Berbagai alasan penundaan pemilu terutarakan dan aneka strategi pembujukan dari segelintir elite politik, yang ternilai telah terpisah dengan induk partai politik.
Para elite cenderung lebih dekat dengan lingkaran kuasa negara, yang memupuk manuver untuk meningkatkan rangsangan fantasi seksual berupa kepentingan di balik wacana.
Secara gamblang, dalam wacana tentang penundaan pemilulah kuasa terkejar dalam fantasi seksual. Suatu fantasi tanpa "organ," yang membuat orang bisa terobsesi, terbuai, dan melayang bebas.
Rangsangan wacana politik antara pengetahuan tentang sistem yuridis melalui konstitusi dan informasi melalui media sosial dan media lain yang tersaji di hadapan khalayak.
Suatu rezim wacana yang menggiring kepentingan bercokol di dalamnya makin cair dan berubah-ubah.
Dalam logika sensor, upaya pelarangan untuk menunda pemilu memiliki tiga penanda, yaitu “tunda” tidak boleh, menghalangi “di sini” untuk diperbincangkan, dan menyangkal atau menolak bahwa “di situ” pelanggaran.
Bentuk-bentuk itu nampaknya sulit untuk kita satukan. Tetapi, atas dorongan itu, elite politik tetap tertantang dan tergoda.
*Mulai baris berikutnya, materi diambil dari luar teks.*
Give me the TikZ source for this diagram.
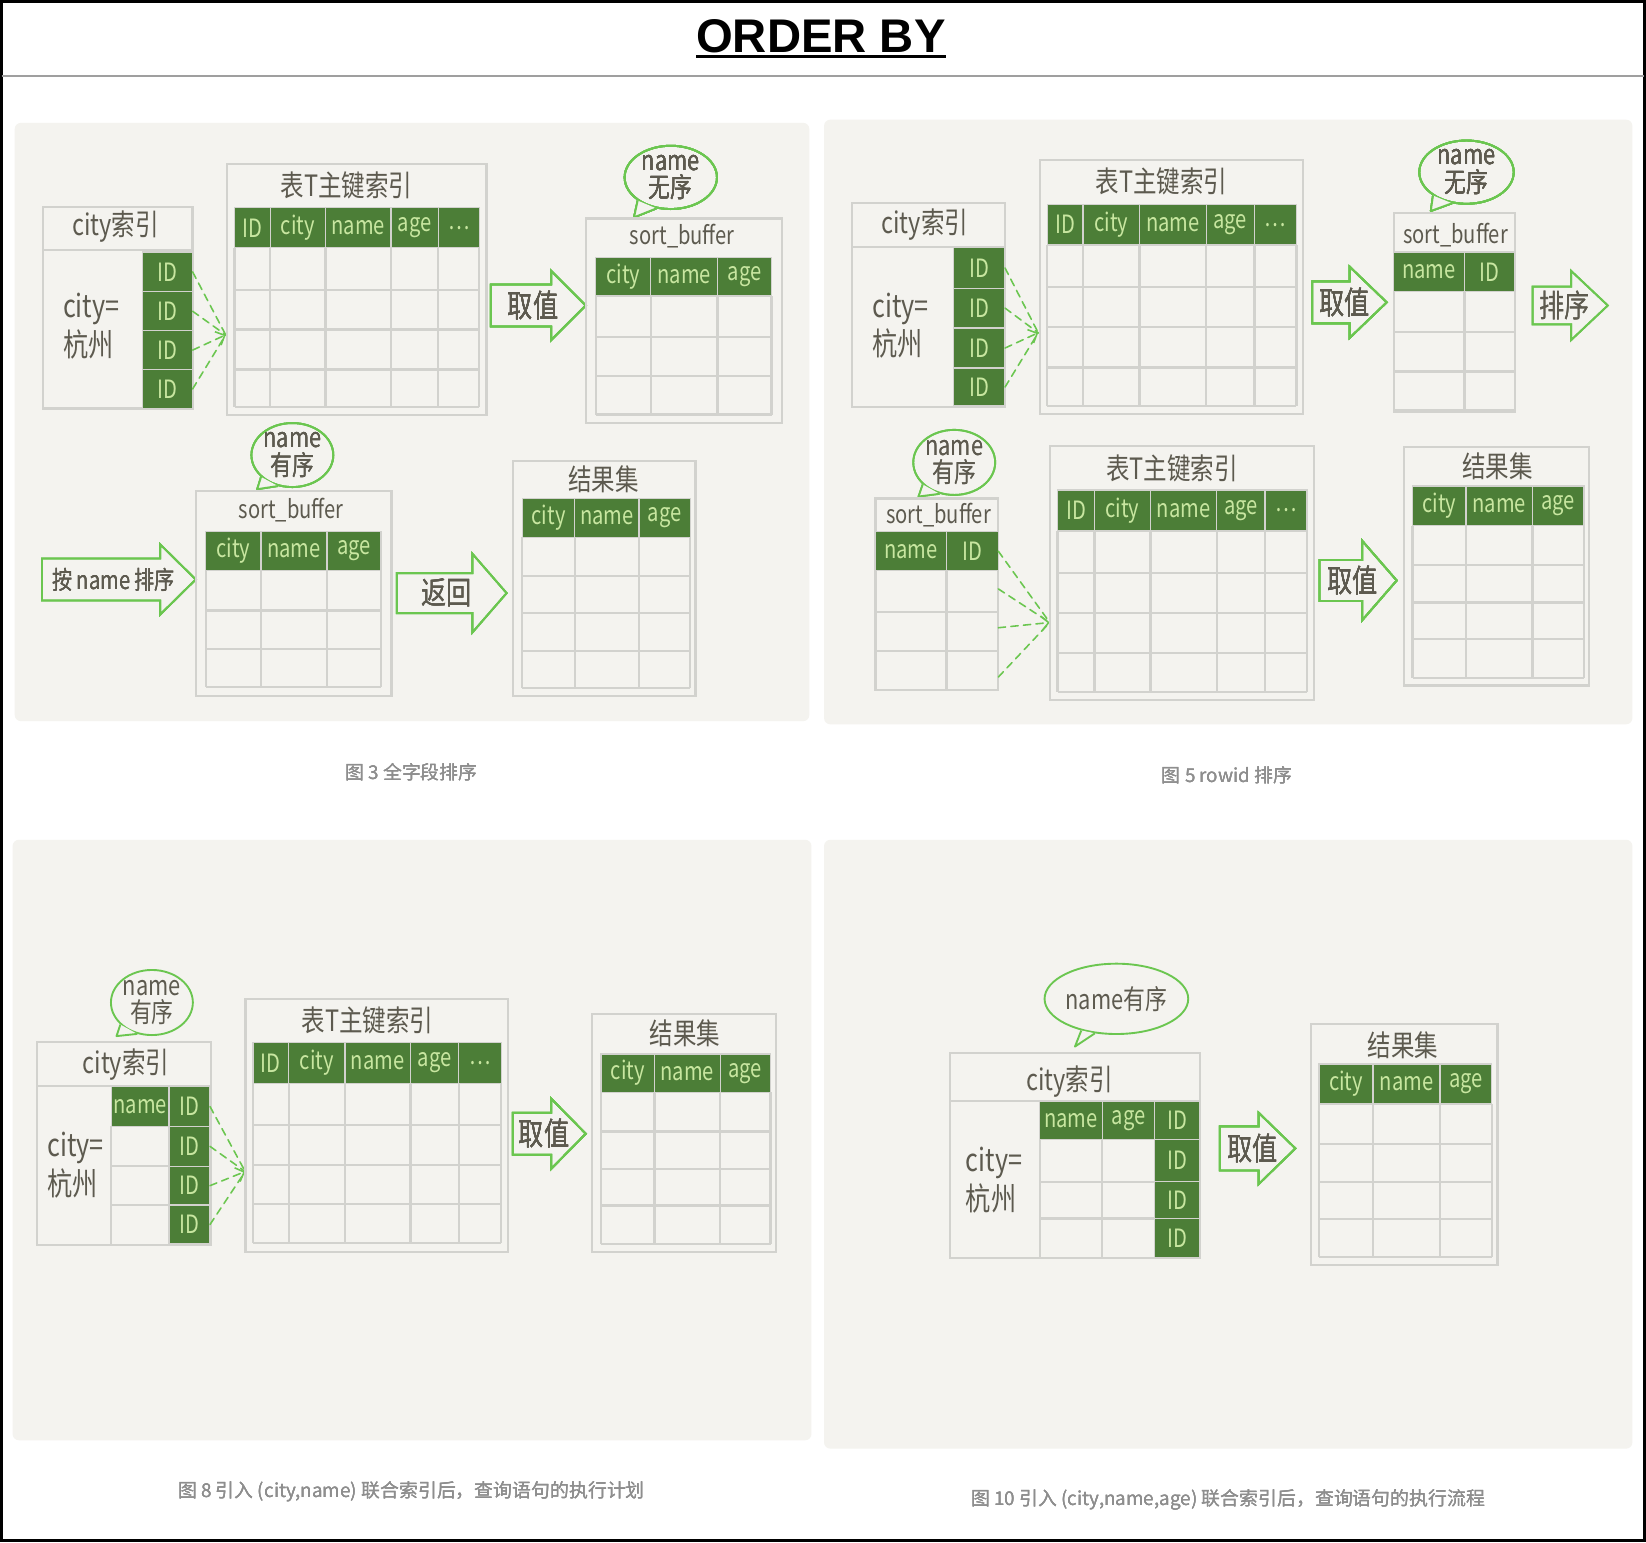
\documentclass[tikz,border=0pt]{standalone}
\usepackage{fontspec}
\setmainfont{Noto Sans CJK SC}
\newfontfamily\hand[FakeStretch=0.8]{Noto Sans CJK SC}
\newfontfamily\headfont{Liberation Sans}
\usetikzlibrary{shapes.geometric,arrows.meta}
\definecolor{panelbg}{HTML}{F4F3EF}
\definecolor{cellln}{HTML}{D2D2CE}
\definecolor{leaf}{HTML}{4C7E37}
\definecolor{sprout}{HTML}{C8E6A0}
\definecolor{lime}{HTML}{6BC650}
\definecolor{ink}{HTML}{5D5A4F}
\definecolor{capgray}{HTML}{8E8E8E}
\tikzset{
  panel/.style={fill=panelbg, rounded corners=6pt},
  frame/.style={draw=cellln, line width=2.2pt},
  cell/.style={draw=cellln, line width=2.2pt},
  hd/.style={fill=leaf, draw=cellln, line width=1.2pt, text=sprout, inner sep=0pt, outer sep=0pt,
    font=\hand\fontsize{24}{24}\selectfont},
  ttl/.style={text=ink, inner sep=0pt, font=\hand\fontsize{28}{28}\selectfont},
  sbuf/.style={ttl, font=\hand\fontsize{24}{24}\selectfont},
  note/.style={text=ink, inner sep=0pt, align=left, font=\hand\fontsize{30}{37}\selectfont},
  bubble/.style={ellipse, draw=lime, line width=1.8pt, inner sep=0pt, text=ink, align=center,
    font=\hand\fontsize{26}{26}\selectfont},
  bigarr/.style={draw=lime, line width=1.8pt, line join=miter},
  arrtxt/.style={text=ink, inner sep=0pt, font=\hand\fontsize{30}{30}\selectfont},
  ptr/.style={draw=lime, line width=1.5pt, dash pattern=on 7pt off 5pt, line cap=round},
  ptrtip/.style={ptr, -{Straight Barb[length=7pt, width=14pt]}},
  caption/.style={text=capgray, inner sep=0pt, font=\fontsize{18}{18}\selectfont},
}
\newcommand\hcell[6]{\node[hd, minimum width={(#4-#2)*1pt}, minimum height={(#5-#3)*1pt}] (#1) at ({(#2+#4)/2},{(#3+#5)/2}) {#6};}
\newcommand\tgrid[6]{\foreach \x in {#5} \draw[cell] (\x,#3) -- (\x,#4); \foreach \y in {#6} \draw[cell] (#1,\y) -- (#2,\y);}
\newcommand\bigarrow[8]{\draw[bigarr] (#2,{#5-#6}) -- (#3,{#5-#6}) -- (#3,{#5-#7}) -- (#4,#5) -- (#3,{#5+#7}) -- (#3,{#5+#6}) -- (#2,{#5+#6}) -- cycle;
  \node[arrtxt] (#1) at ({(#2+#4)/2-5},#5) {#8};}
\newcommand\bubble[9]{\node[bubble, minimum width={2*#4*1pt}, minimum height={2*#5*1pt}] (#1) at (#2,#3) {#9};
  \coordinate (#1tip) at (#6);
  \fill[panelbg] (#1.#7) -- (#1tip) -- (#1.#8) -- cycle;
  \draw[lime, line width=1.8pt, line join=round] (#1.#7) -- (#1tip) -- (#1.#8);}
\begin{document}
\begin{tikzpicture}[x=1pt, y=-1pt]
\useasboundingbox (0,0) rectangle (1568,1469);
\fill[white] (0,0) rectangle (1568,1469);
\draw[line width=3pt] (1.5,1.5) rectangle (1566.5,1467.5);
\draw[gray!75, line width=2pt] (1.5,72) -- (1566.5,72);
\node[anchor=base, inner sep=0pt, font=\headfont\bfseries\fontsize{45}{45}\selectfont] (title) at (782,50) {ORDER BY};
\draw[line width=3pt] ([yshift=-4pt]title.base west) -- ([yshift=-4pt]title.base east);

% figure 3
\fill[panel] (14,117) rectangle (771,687);
\draw[frame] (41,197) rectangle (183.5,389);
\draw[cell] (41,238) -- (183.5,238);
\node[ttl] (c3t) at (110,216) {city索引};
\node[note] (c3k) at (87,311) {city=\\杭州};
\foreach \a/\b [count=\i] in {240/278,278/315,315/352,352/389} \hcell{c3i\i}{136}{\a}{183.5}{\b}{ID}
\coordinate (m3) at (215,319);
\foreach \i in {1,2,4} \draw[ptr] (c3i\i.east) -- (m3);
\draw[ptrtip] (c3i3.east) -- (m3);
\draw[frame] (216,156) rectangle (463.5,395.5);
\node[ttl] (p3t) at (330,177) {表T主键索引};
\foreach \a/\b/\t [count=\i] in {223.5/257.5/ID,257.5/310/city,310/372.5/name,372.5/417.5/age,417.5/456.5/\textellipsis} \hcell{p3h\i}{\a}{198}{\b}{236}{\t}
\tgrid{223.5}{456.5}{236}{388}{223.5,257.5,310,372.5,417.5,456.5}{276,314,352,388}
\bigarrow{a3a}{467.5}{525}{558}{291}{20}{33}{取值}
\bubble{b3a}{639}{169}{44}{29}{604,207}{215}{245}{name\\无序}
\draw[frame] (558,208) rectangle (745,403);
\node[sbuf] (s3t) at (650,225) {sort\_buffer};
\foreach \a/\b/\t [count=\i] in {567.5/620/city,620/683.6/name,683.6/735/age} \hcell{s3h\i}{\a}{245}{\b}{282}{\t}
\tgrid{567.5}{735}{282}{395}{567.5,620,683.6,735}{321,358,395}
\bubble{b3b}{278.5}{433.5}{38.5}{30.5}{245,466}{215}{245}{name\\有序}
\bigarrow{a3b}{40}{152.5}{186.5}{552}{20}{33.5}{{\fontsize{24}{24}\selectfont 按 name 排序}}
\draw[frame] (186.5,468) rectangle (373,663);
\node[sbuf] (s3u) at (277.5,486) {sort\_buffer};
\foreach \a/\b/\t [count=\i] in {196/248.6/city,248.6/311.5/name,311.5/363/age} \hcell{u3h\i}{\a}{506}{\b}{543.6}{\t}
\tgrid{196}{363}{543.6}{654.7}{196,248.6,311.5,363}{581.7,618.5,654.7}
\bigarrow{a3c}{378}{450}{482.6}{565}{19}{37.5}{返回}
\draw[frame] (489,439) rectangle (662.5,663);
\node[ttl] (r3t) at (575,457) {结果集};
\foreach \a/\b/\t [count=\i] in {497.5/547.6/city,547.6/608.7/name,608.7/657.5/age} \hcell{r3h\i}{\a}{475}{\b}{512}{\t}
\tgrid{497.5}{657.5}{512}{655.5}{497.5,547.6,608.7,657.5}{549,584,620,655.5}
\node[caption] (cap3) at (392,736) {图 3 全字段排序};

% figure 5
\fill[panel] (785,114) rectangle (1555,690);
\draw[frame] (811.5,193.5) rectangle (957.4,387.4);
\draw[cell] (811.5,235) -- (957.4,235);
\node[ttl] (c5t) at (881,214) {city索引};
\node[note] (c5k) at (858,310.3) {city=\\杭州};
\foreach \a/\b [count=\i] in {236/274.5,274.5/312.5,312.5/350.6,350.6/386.8} \hcell{c5i\i}{908}{\a}{957.4}{\b}{ID}
\coordinate (m5) at (989,317);
\foreach \i in {1,2,4} \draw[ptr] (c5i\i.east) -- (m5);
\draw[ptrtip] (c5i3.east) -- (m5);
\draw[frame] (990.5,152.4) rectangle (1241,394.4);
\node[ttl] (p5t) at (1106.5,173) {表T主键索引};
\foreach \a/\b/\t [count=\i] in {997.5/1031.6/ID,1031.6/1085.5/city,1085.5/1149/name,1149/1195/age,1195/1235/\textellipsis} \hcell{p5h\i}{\a}{194.5}{\b}{233.4}{\t}
\tgrid{997.5}{1235}{233.4}{386.5}{997.5,1031.6,1085.5,1149,1195,1235}{273.7,311.8,350,386.5}
\bigarrow{a5a}{1250}{1285.6}{1321}{288}{20}{34}{取值}
\bubble{b5a}{1397}{164}{45}{30}{1363,201}{215}{245}{name\\无序}
\draw[frame] (1327.6,203) rectangle (1443,392);
\node[sbuf] (s5t) at (1386.5,224) {sort\_buffer};
\foreach \a/\b/\t [count=\i] in {1327.6/1395/name,1395/1443/ID} \hcell{s5h\i}{\a}{240}{\b}{278}{\t}
\tgrid{1327.6}{1443}{278}{391}{1327.6,1395,1443}{316,354,391}
\bigarrow{a5b}{1460}{1496.6}{1531.6}{291}{18}{33}{排序}
\bubble{b5b}{909}{440.5}{39}{31}{875,473}{215}{245}{name\\有序}
\draw[frame] (834,475) rectangle (951,657);
\node[sbuf] (s5u) at (894,490.6) {sort\_buffer};
\foreach \a/\b/\t [count=\i] in {834/901.6/name,901.6/951/ID} \hcell{u5h\i}{\a}{506.5}{\b}{543.6}{\t}
\tgrid{834}{951}{543.6}{657}{834,901.6,951}{582.7,620,657}
\coordinate (u5r1) at (951,561);
\coordinate (u5r2) at (951,598);
\coordinate (u5r3) at (951,645);
\coordinate (m5b) at (1000,593);
\draw[ptr] (u5h2.east) -- (m5b);
\draw[ptr] (u5r1) -- (m5b);
\draw[ptrtip] (u5r2) -- (m5b);
\draw[ptr] (u5r3) -- (m5b);
\draw[frame] (1000,425) rectangle (1251.6,667);
\node[ttl] (p5u) at (1116.5,446) {表T主键索引};
\foreach \a/\b/\t [count=\i] in {1007.5/1042.5/ID,1042.5/1096/city,1096/1159/name,1159/1205/age,1205/1245/\textellipsis} \hcell{q5h\i}{\a}{466.8}{\b}{505.8}{\t}
\tgrid{1007.5}{1245}{505.8}{659}{1007.5,1042.5,1096,1159,1205,1245}{546,584,621.8,659}
\bigarrow{a5c}{1257}{1297.5}{1330.5}{553}{19.5}{38}{取值}
\draw[frame] (1337.5,425.5) rectangle (1514,653);
\node[ttl] (r5t) at (1426.5,444.6) {结果集};
\foreach \a/\b/\t [count=\i] in {1345.6/1396.6/city,1396.6/1460/name,1460/1509/age} \hcell{r5h\i}{\a}{463}{\b}{500.8}{\t}
\tgrid{1345.6}{1509}{500.8}{645.6}{1345.6,1396.6,1460,1509}{538,573.8,609,645.6}
\node[caption] (cap5) at (1169,739) {图 5 rowid 排序};

% figure 8
\fill[panel] (12,800) rectangle (773,1372);
\bubble{b8}{144.7}{955}{39}{31}{111,987}{215}{245}{name\\有序}
\draw[frame] (35,992.6) rectangle (201,1186);
\draw[cell] (35,1034.5) -- (201,1034.5);
\node[ttl] (c8t) at (120,1014.5) {city索引};
\node[note] (c8k) at (72,1110) {city=\\杭州};
\hcell{c8n}{106}{1035}{161}{1073}{name}
\foreach \a/\b [count=\i] in {1035/1073,1073/1111,1111/1148,1148/1185} \hcell{c8i\i}{161}{\a}{200}{\b}{ID}
\tgrid{106}{161}{1073}{1185}{106}{1111,1148}
\coordinate (m8) at (233.6,1116);
\foreach \i in {1,2,4} \draw[ptr] (c8i\i.east) -- (m8);
\draw[ptrtip] (c8i3.east) -- (m8);
\draw[frame] (234,951.6) rectangle (484,1192.4);
\node[ttl] (p8t) at (350,971.6) {表T主键索引};
\foreach \a/\b/\t [count=\i] in {241/275/ID,275/328.6/city,328.6/391/name,391/437/age,437/477.5/\textellipsis} \hcell{p8h\i}{\a}{993}{\b}{1032}{\t}
\tgrid{241}{477.5}{1032}{1184}{241,275,328.6,391,437,477.5}{1071.6,1110,1147,1184}
\bigarrow{a8}{488.6}{525}{558}{1080}{20}{33.5}{取值}
\draw[frame] (564,966) rectangle (739,1192.4);
\node[ttl] (r8t) at (652.5,984) {结果集};
\foreach \a/\b/\t [count=\i] in {572.6/623.6/city,623.6/686/name,686/734/age} \hcell{r8h\i}{\a}{1004}{\b}{1040.6}{\t}
\tgrid{572.6}{734}{1040.6}{1185}{572.6,623.6,686,734}{1078,1113.6,1148.5,1185}
\node[caption] (cap8) at (392,1421) {图 8 引入 (city,name) 联合索引后，查询语句的执行计划};

% figure 10
\fill[panel] (785,800) rectangle (1555,1380);
\bubble{b10}{1063.5}{951.5}{65.5}{33.5}{1024,997}{222}{238}{name有序}
\draw[frame] (905,1003) rectangle (1143,1198.5);
\draw[cell] (905,1048.5) -- (1143,1048.5);
\node[ttl] (c10t) at (1019,1030.4) {city索引};
\node[note] (c10k) at (947,1124) {city=\\杭州};
\hcell{c10n}{990.5}{1049.5}{1050}{1085.3}{name}
\hcell{c10a}{1050}{1049.5}{1100}{1085.3}{age}
\foreach \a/\b [count=\i] in {1049.5/1085.3,1085.3/1125.7,1125.7/1160.6,1160.6/1197.7} \hcell{c10i\i}{1100}{\a}{1142.6}{\b}{ID}
\tgrid{990.5}{1100}{1085.3}{1197.7}{990.5,1050}{1125.7,1160.6}
\bigarrow{a10}{1162}{1199}{1234}{1094}{21}{34}{取值}
\draw[frame] (1249,975.5) rectangle (1426.6,1205);
\node[ttl] (r10t) at (1336.6,995.5) {结果集};
\foreach \a/\b/\t [count=\i] in {1256.6/1308/city,1308/1371.7/name,1371.7/1421/age} \hcell{r10h\i}{\a}{1013.6}{\b}{1051.7}{\t}
\tgrid{1256.6}{1421}{1051.7}{1197.7}{1256.6,1308,1371.7,1421}{1089.7,1125.7,1161,1197.7}
\node[caption] (cap10) at (1170,1429) {图 10 引入 (city,name,age) 联合索引后，查询语句的执行流程};
\end{tikzpicture}
\end{document}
Karena itu, jika wacana penundaan pemilu sebagai bagian dari kebebasan berbicara, maka sesuatu energi yang terungkapkan dari fantasi seksual tanpa "organ" (ala Deleuzean) diramu oleh elite politik.
Gambaran penundaan pemilu tidak bisa dipaksakan sebagai sekadar ruang proyeksi dari kepentingan tertentu dengan berbagai mekanisme kuasa.
Lebih jelasnya, wacana tentang penundaan pemilu yang menggiurkan terlokalisir dalam kuasa elite politik. Wacananya merupakan langkah taktis, di mana fungsinya tidak seragam dan stabil.
Membayangkan satu wacana tersebar di antara wacana tentang penundaan pemilu dan perpanjangan masa jabatan presiden yang tertolak.